Denn am Ende, als der Film sich über billigsten Klamauk – etwa die aus Röhren aufeinander fallenden Tiere oder das Abendessen bei Schuldirektor Heribert Siegmann (Justus von Dohnányi) – fast ein wenig gefangen hat und auch die Moral, nämlich dass es besser ist, ohne Lügen zu leben, sympathisch aufgelöst worden ist und auch die eingespielten Lieder immer wieder gefallen haben, in diesem Moment lässt der Film aus dem heiteren Nichts und als dramatischer Rohrkrepierer die
Eltern der zur Heiligen gewordenen Zimtzicke aufstehen und einen Monolog halten, der allein für sich ausgekoppelt bei der Verleihung der Goldenen Himbeere die Kraft hätte, alle Kategorien abzuräumen, die es dort gibt (Schlechtester Film, schlechtester Schauspieler, schlechteste Schauspielerin, schlechteste Filmpaarung, schlechtester Nebendarsteller, schlechteste
Nebendarstellerin, schlechteste Neuverfilmung oder Fortsetzung, schlechteste Regie, schlechtestes Drehbuch). Allein für den Himbeeren-Erlöser-Preis wird es weder jetzt noch nach Teil 4 und 5 (die bereits geplant sind) reichen, doch die Wahrscheinlichkeit, dass auch Die Schule der magischen Tiere 3 mindestens eine Million
Zuschauer haben wird, dürfte Trost genug sein.

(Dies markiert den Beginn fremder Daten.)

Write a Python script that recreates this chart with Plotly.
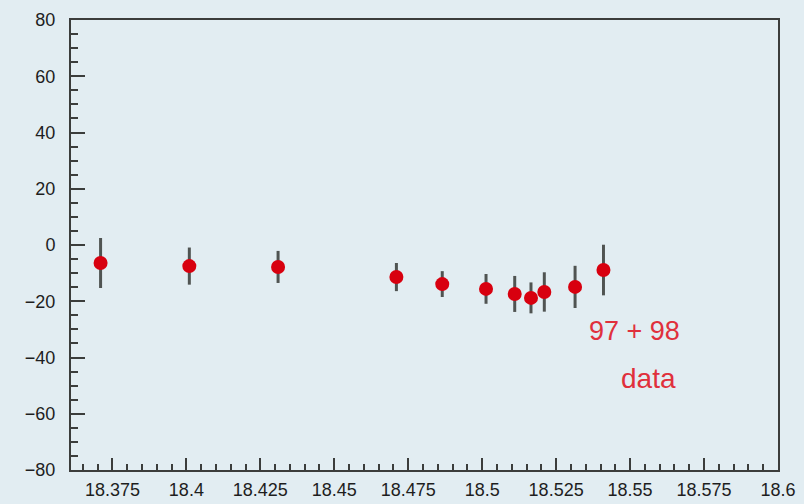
import plotly.graph_objects as go

x_vals = [18.371, 18.401, 18.431, 18.471, 18.4865, 18.5013, 18.511, 18.5165, 18.521, 18.5314, 18.541]
y_vals = [-6.4, -7.5, -7.8, -11.4, -13.9, -15.6, -17.4, -18.8, -16.7, -14.9, -8.9]
y_err = [8.9, 6.6, 5.7, 5.0, 4.6, 5.3, 6.4, 5.5, 7.0, 7.5, 9.0]

x_ticks = [18.375, 18.4, 18.425, 18.45, 18.475, 18.5, 18.525, 18.55, 18.575, 18.6]
x_ticktext = ["18.375", "18.4", "18.425", "18.45", "18.475", "18.5", "18.525", "18.55", "18.575", "18.6"]
y_ticks = [-80, -60, -40, -20, 0, 20, 40, 60, 80]

bg = "#e2edf2"
axis_col = "#3b3d3c"

fig = go.Figure()
fig.add_trace(go.Scatter(
    x=x_vals, y=y_vals, mode="markers",
    marker=dict(size=14, color="#d8000f"),
    error_y=dict(type="data", array=y_err, visible=True, color="#505452", thickness=3, width=0),
    showlegend=False,
))

fig.add_annotation(x=18.5515, y=-30.5, text="97 + 98", showarrow=False,
                   font=dict(family="Liberation Sans, Arial", size=27, color="#e0303c"))
fig.add_annotation(x=18.5562, y=-47.5, text="data", showarrow=False,
                   font=dict(family="Liberation Sans, Arial", size=28, color="#e0303c"))

fig.update_layout(
    width=804, height=504,
    margin=dict(l=71, r=26, t=20, b=34),
    paper_bgcolor=bg, plot_bgcolor=bg,
    font=dict(family="Liberation Sans, Arial", size=19, color="#1e1e1e"),
)
fig.update_xaxes(
    range=[18.361, 18.6], tickvals=x_ticks, ticktext=x_ticktext,
    showgrid=False, zeroline=False, automargin=False,
    showline=True, linecolor=axis_col, linewidth=2, mirror=True,
    ticks="inside", ticklen=12, tickwidth=2, tickcolor=axis_col,
    minor=dict(dtick=0.005, tick0=18.375, ticks="inside", ticklen=6, tickwidth=2, tickcolor=axis_col),
    tickfont=dict(size=18), ticklabelstandoff=2,
)
fig.update_yaxes(
    range=[-80, 80], tickvals=y_ticks,
    showgrid=False, zeroline=False, automargin=False,
    showline=True, linecolor=axis_col, linewidth=2, mirror=True,
    ticks="inside", ticklen=14, tickwidth=2, tickcolor=axis_col,
    minor=dict(dtick=5, tick0=0, ticks="inside", ticklen=7, tickwidth=2, tickcolor=axis_col),
    tickfont=dict(size=18), ticklabelstandoff=10,
)

fig.write_html("out.html")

Ein Trost, der allen, die sich seit Jahren für die Förderung besonderer und das heißt dann auch wirklich guter deutscher Kinderfilme einsetzen, bitterer nicht aufstoßen könnte. Und der noch einmal bitterer wird, hört man die Filmkritiker nach der Pressevorschau die immer gleiche Litanei sprechen: »Ob es mir gefällt? Das tut doch nichts zur Sache, Hauptsache den Kindern gefällt’s«.